Ngemil Tengah Malam: Tren Dessert Kekinian yang Bikin Kepo

Malam, Lampu Neon, dan Panggilan Rasa

Pernah nggak kamu bangun tengah malam, bekerja atau nonton serial, lalu tiba-tiba perut berbisik: “ngemil dong”? Saya sudah berkutat dengan dunia kuliner malam lebih dari sepuluh tahun — liputan, review, bahkan menikmati shift mengetik sampai subuh. Ada sesuatu yang magnetis dari dessert tengah malam: bukan hanya gula atau tekstur, tapi suasana. Jam 02.15, lampu jalan memantul di genangan kecil, dan dari trotoar terdengar bunyi spatula di atas teflon. Itu momen ketika sebuah potong martabak hangat terasa seperti pelukan.

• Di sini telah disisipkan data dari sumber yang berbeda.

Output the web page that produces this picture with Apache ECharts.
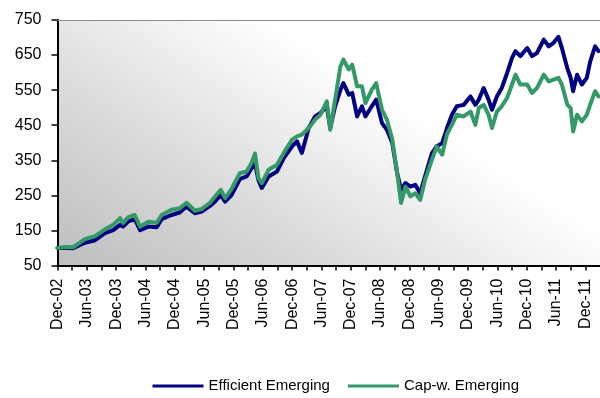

Mengapa Kita Ngemil Tengah Malam?

Fenomena ini bukan sekadar kebiasaan buruk. Ada faktor budaya, sosial, dan ekonomi. Di kota-kota besar seperti Jakarta, pekerja malam, mahasiswa begadang, dan orang-orang yang pulang larut — semuanya membentuk kebutuhan pasar yang jelas. Ditambah platform ojek online membuat akses ke dessert 24/7 jadi nyata: klik, bayar, wi-fi, dan tiba-tiba paket es krim artisanal mendarat di pintu.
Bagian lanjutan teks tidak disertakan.